- **WORK TO DO**
Determine how many lines hold "script" and give only that number.

⟨

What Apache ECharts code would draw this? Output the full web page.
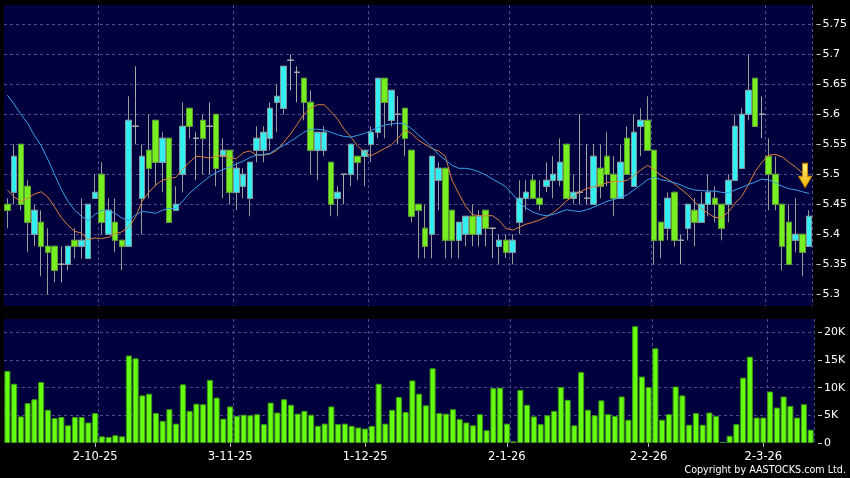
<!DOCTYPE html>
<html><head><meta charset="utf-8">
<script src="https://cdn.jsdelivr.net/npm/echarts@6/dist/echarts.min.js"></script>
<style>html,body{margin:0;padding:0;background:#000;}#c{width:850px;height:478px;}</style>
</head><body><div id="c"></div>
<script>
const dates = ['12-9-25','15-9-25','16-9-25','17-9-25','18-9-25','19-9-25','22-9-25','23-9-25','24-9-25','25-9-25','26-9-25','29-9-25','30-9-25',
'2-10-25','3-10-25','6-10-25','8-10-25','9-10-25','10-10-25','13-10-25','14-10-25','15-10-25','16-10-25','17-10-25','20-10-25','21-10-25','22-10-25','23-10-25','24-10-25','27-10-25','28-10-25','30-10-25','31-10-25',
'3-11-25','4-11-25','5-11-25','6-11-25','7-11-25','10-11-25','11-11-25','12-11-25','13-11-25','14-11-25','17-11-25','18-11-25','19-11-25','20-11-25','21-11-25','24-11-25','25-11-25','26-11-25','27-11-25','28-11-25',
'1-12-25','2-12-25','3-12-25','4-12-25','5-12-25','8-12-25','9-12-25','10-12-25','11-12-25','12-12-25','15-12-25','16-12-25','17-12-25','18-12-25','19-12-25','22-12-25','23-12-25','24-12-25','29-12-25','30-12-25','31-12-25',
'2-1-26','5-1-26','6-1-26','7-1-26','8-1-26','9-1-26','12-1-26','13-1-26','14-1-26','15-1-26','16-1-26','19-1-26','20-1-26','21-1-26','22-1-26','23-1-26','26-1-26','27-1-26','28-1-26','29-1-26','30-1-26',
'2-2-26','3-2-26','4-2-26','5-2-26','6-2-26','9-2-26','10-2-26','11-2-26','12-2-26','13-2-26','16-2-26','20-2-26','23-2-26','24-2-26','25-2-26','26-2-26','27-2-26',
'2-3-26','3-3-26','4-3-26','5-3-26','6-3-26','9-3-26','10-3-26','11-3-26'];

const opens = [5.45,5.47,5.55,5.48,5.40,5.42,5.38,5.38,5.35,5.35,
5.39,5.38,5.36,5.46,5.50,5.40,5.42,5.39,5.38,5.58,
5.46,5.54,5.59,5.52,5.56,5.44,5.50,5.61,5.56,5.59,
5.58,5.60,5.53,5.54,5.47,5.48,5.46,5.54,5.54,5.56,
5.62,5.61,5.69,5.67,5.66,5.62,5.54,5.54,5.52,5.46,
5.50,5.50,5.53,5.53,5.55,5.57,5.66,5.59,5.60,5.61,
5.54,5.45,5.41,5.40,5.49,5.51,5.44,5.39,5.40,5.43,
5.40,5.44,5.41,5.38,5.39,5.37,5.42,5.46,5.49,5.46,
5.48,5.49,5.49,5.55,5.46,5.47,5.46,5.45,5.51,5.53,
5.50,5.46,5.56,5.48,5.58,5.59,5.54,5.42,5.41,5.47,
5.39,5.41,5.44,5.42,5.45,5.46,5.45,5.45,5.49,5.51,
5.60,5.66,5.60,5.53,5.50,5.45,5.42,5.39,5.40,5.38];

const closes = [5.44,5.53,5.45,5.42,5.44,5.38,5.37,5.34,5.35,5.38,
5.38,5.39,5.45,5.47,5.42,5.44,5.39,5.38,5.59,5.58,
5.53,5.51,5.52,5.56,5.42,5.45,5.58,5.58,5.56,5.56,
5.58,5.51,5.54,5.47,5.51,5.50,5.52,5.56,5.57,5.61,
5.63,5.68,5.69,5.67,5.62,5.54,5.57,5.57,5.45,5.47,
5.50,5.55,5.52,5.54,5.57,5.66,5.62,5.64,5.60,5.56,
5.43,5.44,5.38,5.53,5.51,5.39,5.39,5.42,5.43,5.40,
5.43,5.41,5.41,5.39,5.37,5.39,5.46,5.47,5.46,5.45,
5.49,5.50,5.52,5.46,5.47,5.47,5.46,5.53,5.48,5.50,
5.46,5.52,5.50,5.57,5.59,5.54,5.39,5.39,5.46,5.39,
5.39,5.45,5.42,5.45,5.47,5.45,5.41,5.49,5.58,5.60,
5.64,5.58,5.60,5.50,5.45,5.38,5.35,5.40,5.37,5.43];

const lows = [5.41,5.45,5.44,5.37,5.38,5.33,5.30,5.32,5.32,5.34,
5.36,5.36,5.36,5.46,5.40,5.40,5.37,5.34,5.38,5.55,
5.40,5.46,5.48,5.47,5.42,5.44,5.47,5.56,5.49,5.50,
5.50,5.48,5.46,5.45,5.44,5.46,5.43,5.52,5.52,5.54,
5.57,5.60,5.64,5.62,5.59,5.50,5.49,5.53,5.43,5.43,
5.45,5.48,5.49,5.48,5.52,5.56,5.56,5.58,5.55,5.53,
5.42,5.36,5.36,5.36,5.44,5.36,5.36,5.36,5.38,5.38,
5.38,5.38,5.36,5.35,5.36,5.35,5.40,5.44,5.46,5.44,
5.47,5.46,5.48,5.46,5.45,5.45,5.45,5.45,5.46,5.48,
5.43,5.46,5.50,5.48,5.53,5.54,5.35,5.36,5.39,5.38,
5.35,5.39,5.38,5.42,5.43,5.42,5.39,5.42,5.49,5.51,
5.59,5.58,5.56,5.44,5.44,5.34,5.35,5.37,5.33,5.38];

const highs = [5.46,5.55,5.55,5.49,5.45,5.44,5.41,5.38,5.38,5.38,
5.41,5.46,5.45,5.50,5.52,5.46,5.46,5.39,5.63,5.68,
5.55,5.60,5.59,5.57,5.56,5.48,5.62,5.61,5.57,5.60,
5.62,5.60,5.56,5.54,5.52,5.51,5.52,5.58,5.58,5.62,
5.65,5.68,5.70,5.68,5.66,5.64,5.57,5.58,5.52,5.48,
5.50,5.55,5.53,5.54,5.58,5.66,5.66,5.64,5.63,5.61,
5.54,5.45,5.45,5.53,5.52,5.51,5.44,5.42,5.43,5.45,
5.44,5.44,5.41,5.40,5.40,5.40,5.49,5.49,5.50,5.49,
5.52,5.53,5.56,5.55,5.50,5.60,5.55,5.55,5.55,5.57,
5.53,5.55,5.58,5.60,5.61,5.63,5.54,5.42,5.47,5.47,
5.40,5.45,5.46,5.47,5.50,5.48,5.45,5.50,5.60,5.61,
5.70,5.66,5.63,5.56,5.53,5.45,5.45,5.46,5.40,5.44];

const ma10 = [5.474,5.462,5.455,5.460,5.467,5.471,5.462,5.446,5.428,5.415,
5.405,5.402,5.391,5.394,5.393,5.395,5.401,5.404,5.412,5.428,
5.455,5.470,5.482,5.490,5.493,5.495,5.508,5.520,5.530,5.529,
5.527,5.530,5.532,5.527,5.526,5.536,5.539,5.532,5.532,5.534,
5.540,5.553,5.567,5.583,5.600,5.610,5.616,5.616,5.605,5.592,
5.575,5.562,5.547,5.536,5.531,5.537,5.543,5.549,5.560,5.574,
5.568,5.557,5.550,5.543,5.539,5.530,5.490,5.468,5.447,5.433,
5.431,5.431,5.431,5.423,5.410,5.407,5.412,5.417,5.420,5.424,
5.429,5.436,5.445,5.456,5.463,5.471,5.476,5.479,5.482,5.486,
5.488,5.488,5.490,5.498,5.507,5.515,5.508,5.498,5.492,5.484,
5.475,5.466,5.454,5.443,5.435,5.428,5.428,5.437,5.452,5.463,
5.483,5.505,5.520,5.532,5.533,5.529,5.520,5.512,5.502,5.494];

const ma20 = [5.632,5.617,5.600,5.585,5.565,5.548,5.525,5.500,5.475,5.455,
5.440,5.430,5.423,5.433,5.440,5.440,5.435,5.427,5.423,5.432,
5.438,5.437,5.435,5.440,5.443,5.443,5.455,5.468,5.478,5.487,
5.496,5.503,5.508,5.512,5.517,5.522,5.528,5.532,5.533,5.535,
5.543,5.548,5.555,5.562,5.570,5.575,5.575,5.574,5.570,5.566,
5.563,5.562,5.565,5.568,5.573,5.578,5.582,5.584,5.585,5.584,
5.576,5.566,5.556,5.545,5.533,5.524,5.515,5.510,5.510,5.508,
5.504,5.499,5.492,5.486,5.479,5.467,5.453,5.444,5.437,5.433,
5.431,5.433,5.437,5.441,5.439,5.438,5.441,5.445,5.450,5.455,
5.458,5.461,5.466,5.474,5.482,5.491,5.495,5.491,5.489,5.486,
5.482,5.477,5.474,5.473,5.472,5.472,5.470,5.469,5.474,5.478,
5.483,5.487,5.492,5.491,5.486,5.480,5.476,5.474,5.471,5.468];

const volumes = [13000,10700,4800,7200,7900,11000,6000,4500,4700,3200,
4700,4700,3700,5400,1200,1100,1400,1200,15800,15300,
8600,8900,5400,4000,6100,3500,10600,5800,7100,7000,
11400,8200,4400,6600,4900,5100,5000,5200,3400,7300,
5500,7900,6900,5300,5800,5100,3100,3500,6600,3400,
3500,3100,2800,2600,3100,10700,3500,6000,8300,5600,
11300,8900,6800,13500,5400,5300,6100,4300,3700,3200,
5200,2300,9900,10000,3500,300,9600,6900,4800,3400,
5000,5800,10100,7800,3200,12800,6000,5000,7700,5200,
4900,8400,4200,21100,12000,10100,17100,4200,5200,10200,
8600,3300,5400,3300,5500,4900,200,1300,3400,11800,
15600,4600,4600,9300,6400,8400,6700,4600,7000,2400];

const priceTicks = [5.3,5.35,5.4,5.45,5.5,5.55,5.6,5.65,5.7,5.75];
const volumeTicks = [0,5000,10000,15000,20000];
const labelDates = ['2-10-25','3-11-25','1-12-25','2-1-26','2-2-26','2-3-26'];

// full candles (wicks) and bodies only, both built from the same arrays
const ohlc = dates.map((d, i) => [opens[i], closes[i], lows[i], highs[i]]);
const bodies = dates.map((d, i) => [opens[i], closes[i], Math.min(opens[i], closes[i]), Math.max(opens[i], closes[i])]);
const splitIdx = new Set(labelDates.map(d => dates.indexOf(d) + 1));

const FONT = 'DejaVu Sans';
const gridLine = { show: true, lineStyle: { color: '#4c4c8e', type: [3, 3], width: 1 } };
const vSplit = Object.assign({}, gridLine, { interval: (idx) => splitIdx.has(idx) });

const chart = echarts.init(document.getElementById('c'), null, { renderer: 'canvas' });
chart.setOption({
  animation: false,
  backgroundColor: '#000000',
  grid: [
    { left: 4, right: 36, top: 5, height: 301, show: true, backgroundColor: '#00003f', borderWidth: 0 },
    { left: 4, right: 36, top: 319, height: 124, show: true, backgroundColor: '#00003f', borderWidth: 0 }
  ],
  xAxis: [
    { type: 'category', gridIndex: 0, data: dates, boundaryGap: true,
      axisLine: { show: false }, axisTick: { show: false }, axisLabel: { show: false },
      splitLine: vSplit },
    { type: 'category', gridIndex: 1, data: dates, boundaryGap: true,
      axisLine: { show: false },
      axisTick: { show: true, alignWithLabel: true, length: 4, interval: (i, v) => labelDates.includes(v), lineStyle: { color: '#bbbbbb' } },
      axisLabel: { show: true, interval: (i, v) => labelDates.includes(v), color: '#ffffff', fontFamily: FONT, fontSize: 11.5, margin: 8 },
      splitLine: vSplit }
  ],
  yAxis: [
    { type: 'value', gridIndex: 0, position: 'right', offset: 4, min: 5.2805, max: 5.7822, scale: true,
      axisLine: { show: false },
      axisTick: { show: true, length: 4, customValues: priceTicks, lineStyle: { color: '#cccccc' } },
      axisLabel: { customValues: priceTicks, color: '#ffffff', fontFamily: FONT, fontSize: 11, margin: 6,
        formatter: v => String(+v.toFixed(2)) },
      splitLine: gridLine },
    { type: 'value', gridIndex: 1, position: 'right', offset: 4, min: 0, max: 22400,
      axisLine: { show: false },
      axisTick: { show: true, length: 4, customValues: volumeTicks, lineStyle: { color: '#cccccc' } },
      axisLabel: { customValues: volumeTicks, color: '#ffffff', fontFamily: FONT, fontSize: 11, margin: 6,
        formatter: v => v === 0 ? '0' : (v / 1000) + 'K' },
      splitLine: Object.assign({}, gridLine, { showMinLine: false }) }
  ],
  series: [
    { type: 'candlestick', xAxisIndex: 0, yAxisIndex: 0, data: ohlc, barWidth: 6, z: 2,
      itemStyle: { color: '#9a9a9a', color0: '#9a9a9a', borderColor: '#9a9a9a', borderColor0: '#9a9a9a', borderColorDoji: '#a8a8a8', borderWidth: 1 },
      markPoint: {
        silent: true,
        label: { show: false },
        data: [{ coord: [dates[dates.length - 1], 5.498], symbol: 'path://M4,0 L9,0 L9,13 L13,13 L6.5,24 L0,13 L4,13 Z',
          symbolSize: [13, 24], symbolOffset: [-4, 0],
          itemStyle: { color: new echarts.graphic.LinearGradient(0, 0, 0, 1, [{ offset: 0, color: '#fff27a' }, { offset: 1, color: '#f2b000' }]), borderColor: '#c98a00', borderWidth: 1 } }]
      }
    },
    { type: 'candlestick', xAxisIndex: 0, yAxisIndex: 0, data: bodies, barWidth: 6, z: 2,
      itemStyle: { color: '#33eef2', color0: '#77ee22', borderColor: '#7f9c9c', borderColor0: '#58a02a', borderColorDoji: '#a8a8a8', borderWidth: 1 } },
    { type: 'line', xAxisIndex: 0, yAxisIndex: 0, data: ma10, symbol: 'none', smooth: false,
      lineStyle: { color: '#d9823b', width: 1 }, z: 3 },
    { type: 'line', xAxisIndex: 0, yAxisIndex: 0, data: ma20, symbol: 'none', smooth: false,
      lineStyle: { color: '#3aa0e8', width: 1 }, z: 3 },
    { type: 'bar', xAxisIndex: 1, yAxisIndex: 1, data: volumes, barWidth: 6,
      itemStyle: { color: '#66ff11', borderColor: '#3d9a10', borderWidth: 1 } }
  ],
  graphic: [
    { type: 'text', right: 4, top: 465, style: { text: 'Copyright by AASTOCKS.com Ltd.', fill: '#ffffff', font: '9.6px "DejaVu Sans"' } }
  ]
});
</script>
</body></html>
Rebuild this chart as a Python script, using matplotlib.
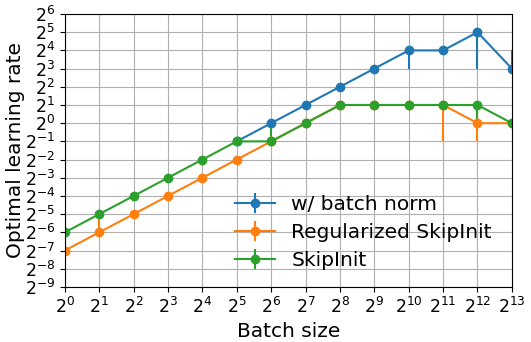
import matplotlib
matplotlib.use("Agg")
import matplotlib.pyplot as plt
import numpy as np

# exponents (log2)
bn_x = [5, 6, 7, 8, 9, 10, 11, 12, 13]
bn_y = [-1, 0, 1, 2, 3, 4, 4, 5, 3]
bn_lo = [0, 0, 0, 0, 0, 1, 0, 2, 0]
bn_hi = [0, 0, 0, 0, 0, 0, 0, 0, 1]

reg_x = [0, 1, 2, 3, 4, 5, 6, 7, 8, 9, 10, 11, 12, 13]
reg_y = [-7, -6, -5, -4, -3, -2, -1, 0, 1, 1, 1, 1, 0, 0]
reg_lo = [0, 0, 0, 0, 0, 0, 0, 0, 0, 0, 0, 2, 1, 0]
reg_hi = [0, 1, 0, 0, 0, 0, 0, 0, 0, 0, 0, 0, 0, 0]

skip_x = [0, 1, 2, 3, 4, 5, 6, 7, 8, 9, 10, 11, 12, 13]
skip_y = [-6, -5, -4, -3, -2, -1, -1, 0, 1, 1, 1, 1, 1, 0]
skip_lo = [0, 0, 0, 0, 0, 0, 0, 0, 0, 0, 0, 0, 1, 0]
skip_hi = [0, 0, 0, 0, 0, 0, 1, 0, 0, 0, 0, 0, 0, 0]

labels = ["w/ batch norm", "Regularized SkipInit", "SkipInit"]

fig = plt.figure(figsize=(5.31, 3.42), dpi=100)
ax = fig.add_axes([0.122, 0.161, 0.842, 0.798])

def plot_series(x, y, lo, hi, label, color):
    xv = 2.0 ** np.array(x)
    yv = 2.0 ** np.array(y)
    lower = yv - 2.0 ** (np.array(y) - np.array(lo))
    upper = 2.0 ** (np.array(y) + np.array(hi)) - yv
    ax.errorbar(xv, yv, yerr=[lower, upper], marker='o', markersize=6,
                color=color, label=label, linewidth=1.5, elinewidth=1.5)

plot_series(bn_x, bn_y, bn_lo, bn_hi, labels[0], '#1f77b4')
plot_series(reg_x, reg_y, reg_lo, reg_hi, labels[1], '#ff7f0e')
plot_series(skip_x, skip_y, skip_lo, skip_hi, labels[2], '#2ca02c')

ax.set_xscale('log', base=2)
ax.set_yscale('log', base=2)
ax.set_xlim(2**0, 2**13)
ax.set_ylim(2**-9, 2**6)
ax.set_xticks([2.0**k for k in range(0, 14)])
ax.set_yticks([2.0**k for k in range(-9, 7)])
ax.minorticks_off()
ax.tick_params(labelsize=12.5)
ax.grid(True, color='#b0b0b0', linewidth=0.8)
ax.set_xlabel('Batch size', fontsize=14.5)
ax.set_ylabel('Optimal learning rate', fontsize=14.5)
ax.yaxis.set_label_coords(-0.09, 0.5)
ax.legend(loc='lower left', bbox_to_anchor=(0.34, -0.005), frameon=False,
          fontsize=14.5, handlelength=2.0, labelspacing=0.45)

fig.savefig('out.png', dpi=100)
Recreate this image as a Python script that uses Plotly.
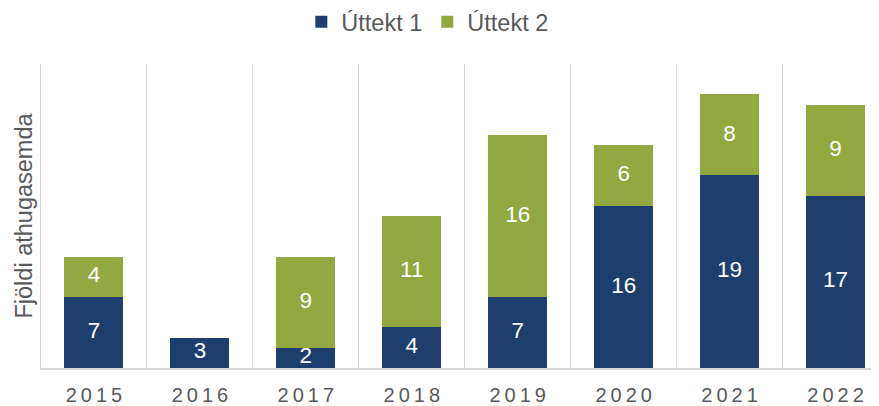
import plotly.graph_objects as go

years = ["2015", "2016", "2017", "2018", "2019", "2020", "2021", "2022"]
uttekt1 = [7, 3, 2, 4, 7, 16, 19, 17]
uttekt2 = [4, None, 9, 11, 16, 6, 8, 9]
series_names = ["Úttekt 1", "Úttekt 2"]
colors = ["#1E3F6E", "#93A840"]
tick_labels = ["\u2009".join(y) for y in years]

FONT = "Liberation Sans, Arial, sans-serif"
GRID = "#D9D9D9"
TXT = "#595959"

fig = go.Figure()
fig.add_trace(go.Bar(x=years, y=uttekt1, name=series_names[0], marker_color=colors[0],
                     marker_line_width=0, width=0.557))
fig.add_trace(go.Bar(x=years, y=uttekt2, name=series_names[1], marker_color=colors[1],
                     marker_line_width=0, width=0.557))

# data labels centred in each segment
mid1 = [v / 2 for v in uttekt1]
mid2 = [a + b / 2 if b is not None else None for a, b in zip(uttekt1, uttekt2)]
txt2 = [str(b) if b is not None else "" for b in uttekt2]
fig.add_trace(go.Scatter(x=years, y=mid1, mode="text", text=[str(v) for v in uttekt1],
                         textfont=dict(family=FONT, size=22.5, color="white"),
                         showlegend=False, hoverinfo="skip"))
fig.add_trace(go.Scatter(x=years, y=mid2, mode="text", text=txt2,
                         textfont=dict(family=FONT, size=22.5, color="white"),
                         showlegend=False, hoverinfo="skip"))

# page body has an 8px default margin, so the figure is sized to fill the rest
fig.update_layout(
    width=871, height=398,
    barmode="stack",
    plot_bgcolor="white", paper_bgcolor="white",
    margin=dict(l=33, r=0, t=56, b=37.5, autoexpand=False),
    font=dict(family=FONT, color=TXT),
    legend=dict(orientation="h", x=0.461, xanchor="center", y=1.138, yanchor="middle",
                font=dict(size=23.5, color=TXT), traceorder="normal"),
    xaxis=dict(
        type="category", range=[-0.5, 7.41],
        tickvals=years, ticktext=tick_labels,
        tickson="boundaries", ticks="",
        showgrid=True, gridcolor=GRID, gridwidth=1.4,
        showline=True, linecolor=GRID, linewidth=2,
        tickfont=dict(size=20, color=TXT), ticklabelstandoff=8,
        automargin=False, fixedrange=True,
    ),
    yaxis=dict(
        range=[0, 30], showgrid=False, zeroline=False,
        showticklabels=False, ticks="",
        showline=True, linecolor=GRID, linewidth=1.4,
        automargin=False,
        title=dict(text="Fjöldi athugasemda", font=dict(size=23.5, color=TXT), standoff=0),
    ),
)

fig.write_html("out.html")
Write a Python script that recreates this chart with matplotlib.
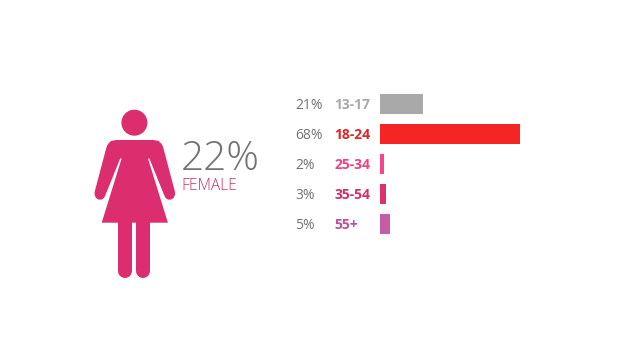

⟩

- **SOLVED PROBLEM**
6